As my generation said for years, "stick and stones, yadda, yadda, yadda." There is no benefit in ranting or yelling. There is no benefit in destroying people's pamphlets or vehicles or necks. Violence begets violence. If you find you are somehow triggered by the beliefs and words of others, pause a minute and consider whether they are likely just as triggered by your words. They are, they are just not expressing it through vitriol and violence as their maturity exceeds yours. 

Strive to grasp that they will perhaps never adopt your views, nor you theirs. Accept that differences may persist. We must each understand that. If violence is the answer you arrive at, it was likely a poorly phrased and conceived (dumb) question. 

And remember, always, that violence does not prove your point. It does not set an appropriate example. It does not advance your cause. It does not flatter you. And if you aren't really careful, it may well land you in hot water explaining your definition of violence and triggering to a judge that lacks the sense of humor and patience you might seek or your machete might demand.

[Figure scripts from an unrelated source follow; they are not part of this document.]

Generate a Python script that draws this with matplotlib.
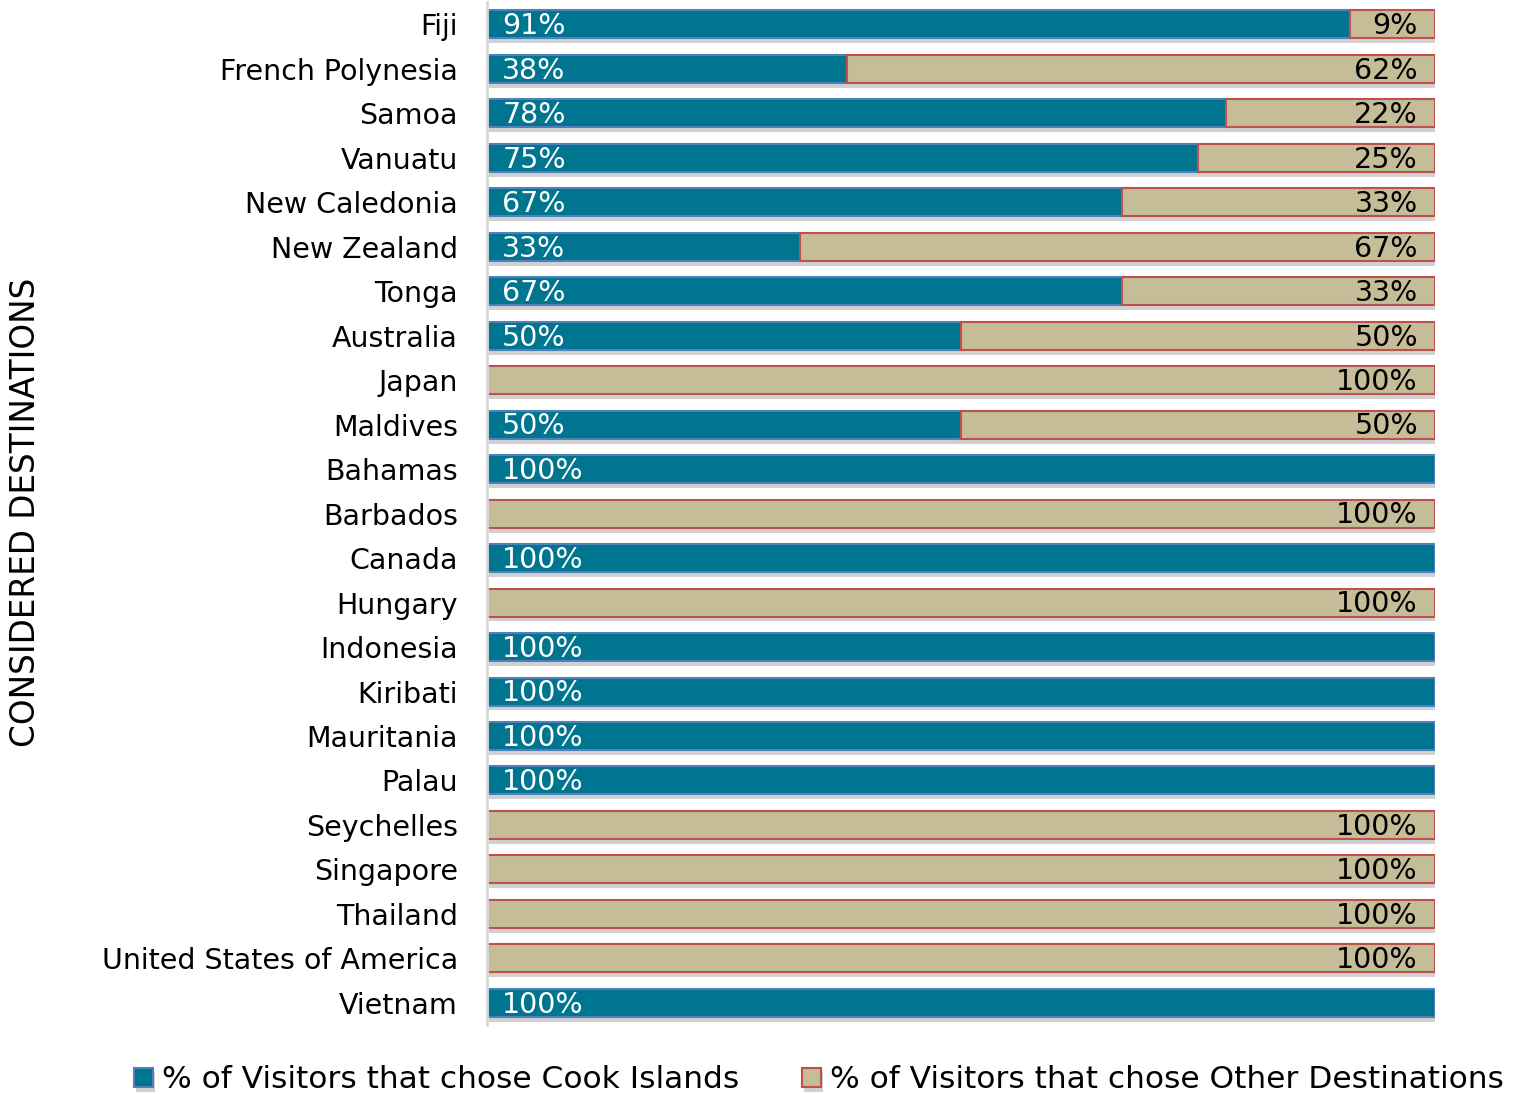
import matplotlib
matplotlib.use("Agg")
import matplotlib.pyplot as plt
import matplotlib.patheffects as pe

destinations = ["Fiji", "French Polynesia", "Samoa", "Vanuatu", "New Caledonia",
                "New Zealand", "Tonga", "Australia", "Japan", "Maldives", "Bahamas",
                "Barbados", "Canada", "Hungary", "Indonesia", "Kiribati", "Mauritania",
                "Palau", "Seychelles", "Singapore", "Thailand",
                "United States of America", "Vietnam"]
cook_islands = [91, 38, 78, 75, 67, 33, 67, 50, 0, 50, 100, 0, 100, 0, 100, 100,
                100, 100, 0, 0, 0, 0, 100]
other_destinations = [9, 62, 22, 25, 33, 67, 33, 50, 100, 50, 0, 100, 0, 100, 0, 0,
                      0, 0, 100, 100, 100, 100, 0]

blue = "#00758F"
blue_edge = "#4F81BD"
tan = "#C4BD97"
tan_edge = "#C0504D"
font = "DejaVu Sans"
fs = 20.5

fig = plt.figure(figsize=(15.24, 10.94), dpi=100)
ax = fig.add_axes([0.3196, 0.063, 0.622, 0.935])

ypos = list(range(len(destinations)))
shadow = [pe.SimplePatchShadow(offset=(1.5, -3.5), shadow_rgbFace="#9a9a9a", alpha=0.45),
          pe.Normal()]

b1 = ax.barh(ypos, cook_islands, height=0.63, color=blue, edgecolor=blue_edge,
             linewidth=1.5, label="% of Visitors that chose Cook Islands")
b2 = ax.barh(ypos, other_destinations, left=cook_islands, height=0.63, color=tan,
             edgecolor=tan_edge, linewidth=1.5,
             label="% of Visitors that chose Other Destinations")
for bars, vals in ((b1, cook_islands), (b2, other_destinations)):
    for rect, v in zip(bars, vals):
        if v == 0:
            rect.set_visible(False)
        else:
            rect.set_path_effects(shadow)

for y, c, o in zip(ypos, cook_islands, other_destinations):
    if c > 0:
        ax.text(1.6, y + 0.04, f"{c}%", color="white", fontsize=fs, family=font,
                va="center", ha="left")
    if o > 0:
        ax.text(98.2, y + 0.04, f"{o}%", color="black", fontsize=fs, family=font,
                va="center", ha="right")

ax.set_xlim(0, 100)
ax.set_ylim(len(destinations) - 0.5, -0.5)
ax.set_yticks(ypos)
ax.set_yticklabels(destinations, fontsize=fs, family=font)
ax.tick_params(axis="y", length=0, pad=21)
ax.set_xticks([])
for s in ("top", "right", "bottom"):
    ax.spines[s].set_visible(False)
ax.spines["left"].set_color("#d9d9d9")
ax.spines["left"].set_linewidth(2)

fig.text(0.0165, 0.532, "CONSIDERED DESTINATIONS", rotation=90, fontsize=23.5,
         family=font, va="center", ha="center")

fig.legend(handles=[b1, b2], loc="center", bbox_to_anchor=(0.5374, 0.0128), ncol=2,
           frameon=False, prop={"family": font, "size": 22.5},
           handlelength=0.6, handleheight=0.6, handletextpad=0.3, columnspacing=2.0)

fig.savefig("out.png", dpi=100)
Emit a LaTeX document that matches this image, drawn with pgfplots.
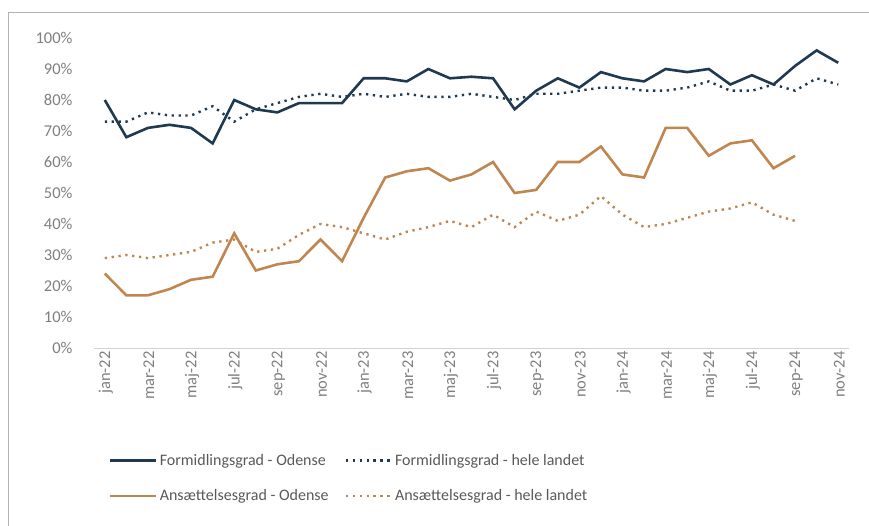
\documentclass[border=0pt]{standalone}
\usepackage{fontspec}
\setmainfont{Carlito}
\usepackage{pgfplots}
\pgfplotsset{compat=1.18}
\usepackage{pgfplotstable}

\definecolor{navy}{HTML}{1F3A50}
\definecolor{tan}{HTML}{C08650}
\definecolor{ticktxt}{HTML}{7F7F7F}
\definecolor{legtxt}{HTML}{595959}

% month index, Formidlingsgrad Odense / hele landet, Ansaettelsesgrad Odense / hele landet
\pgfplotstableread{
x fo fl
0 80 73
1 68 73
2 71 76
3 72 75
4 71 75
5 66 78
6 80 73
7 77 77
8 76 79
9 79 81
10 79 82
11 79 81
12 87 82
13 87 81
14 86 82
15 90 81
16 87 81
17 87.5 82
18 87 81
19 77 80
20 83 82
21 87 82
22 84 83
23 89 84
24 87 84
25 86 83
26 90 83
27 89 84
28 90 86
29 85 83
30 88 83
31 85 85
32 91 83
33 96 87
34 92 85
}\formid

\pgfplotstableread{
x ao al
0 24 29
1 17 30
2 17 29
3 19 30
4 22 31
5 23 34
6 37 35
7 25 31
8 27 32
9 28 36.5
10 35 40
11 28 39
12 42 37
13 55 35
14 57 37.5
15 58 39
16 54 41
17 56 39
18 60 43
19 50 39
20 51 44
21 60 41
22 60 43
23 65 49
24 56 43
25 55 39
26 71 40
27 71 42
28 62 44
29 66 45
30 67 47
31 58 43
32 62 41
}\ansaet

\begin{document}
\begin{tikzpicture}
\useasboundingbox (-94bp,-178bp) rectangle (775bp,348bp);
\draw[gray!60, line width=0.8bp] (-86bp,-178bp) -- (-86bp,336bp) -- (775bp,336bp);
\begin{axis}[
  scale only axis,
  width=755bp, height=310bp,
  xmin=-0.5, xmax=34.5,
  ymin=0, ymax=100,
  axis line style={draw=none},
  clip=false,
  ytick={0,10,...,100},
  xtick={0,2,...,34},
  xticklabels={jan-22,mar-22,maj-22,jul-22,sep-22,nov-22,jan-23,mar-23,maj-23,jul-23,sep-23,nov-23,jan-24,mar-24,maj-24,jul-24,sep-24,nov-24},
  yticklabel={\pgfmathprintnumber{\tick}\%},
  /pgf/number format/assume math mode=true,
  tick style={draw=none},
  yticklabel style={font=\fontsize{16.5bp}{18bp}\selectfont, text=ticktxt, anchor=east, xshift=-18bp},
  xticklabel style={font=\fontsize{16.5bp}{18bp}\selectfont, text=ticktxt, rotate=90, anchor=east, yshift=-1bp},
  legend columns=2,
  legend cell align=left,
  legend style={at={(axis cs:-0.5,0)}, anchor=north west, xshift=12bp, yshift=-102bp,
    draw=none, fill=none, font=\fontsize{16bp}{18bp}\selectfont, text=legtxt,
    /tikz/every even column/.append style={column sep=14bp},
    row sep=19bp},
  legend image code/.code={\draw[#1] (0bp,0bp) -- (46bp,0bp);},
]
\draw[gray!35, line width=1bp] (axis cs:-0.5,0) -- (axis cs:34.5,0);
\addplot[navy, line width=2.6bp] table[x=x, y=fo] {\formid};
\addlegendentry{Formidlingsgrad - Odense}
\addplot[navy, line width=2.4bp, dash pattern=on 2.3bp off 4.6bp] table[x=x, y=fl] {\formid};
\addlegendentry{Formidlingsgrad - hele landet}
\addplot[tan, line width=2.6bp] table[x=x, y=ao] {\ansaet};
\addlegendentry{Ansættelsesgrad - Odense}
\addplot[tan, line width=2.4bp, dash pattern=on 2.3bp off 4.6bp] table[x=x, y=al] {\ansaet};
\addlegendentry{Ansættelsesgrad - hele landet}
\end{axis}
\end{tikzpicture}
\end{document}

To be clear, judges get to read a great many depositions in the deciding of cases. Keep in mind when you are at such a deposition, the court reporter will take down all that is said. If you lose your cool (or your mind), that may come through loud and clear in the transcript. Does that persuade? Does that advance your cause? Or does trench warfare with your opponent merely lead to all parties being upset, triggered, and ineffective? Invective, vitriol, and anger have not place regardless of your vehement disagreement with the witness, your perception of being triggered, or your sanctimonious diatribe. 

Use your words. Be offended. Know that others around you are just as offended, they are just not showing it. Keep your hands to yourself. Don't threaten others with violence. Life it too short. Your mom was wrong, you are not special. We all face things we dislike. Confront them, speak, discuss, debate, and keep your hands to yourself.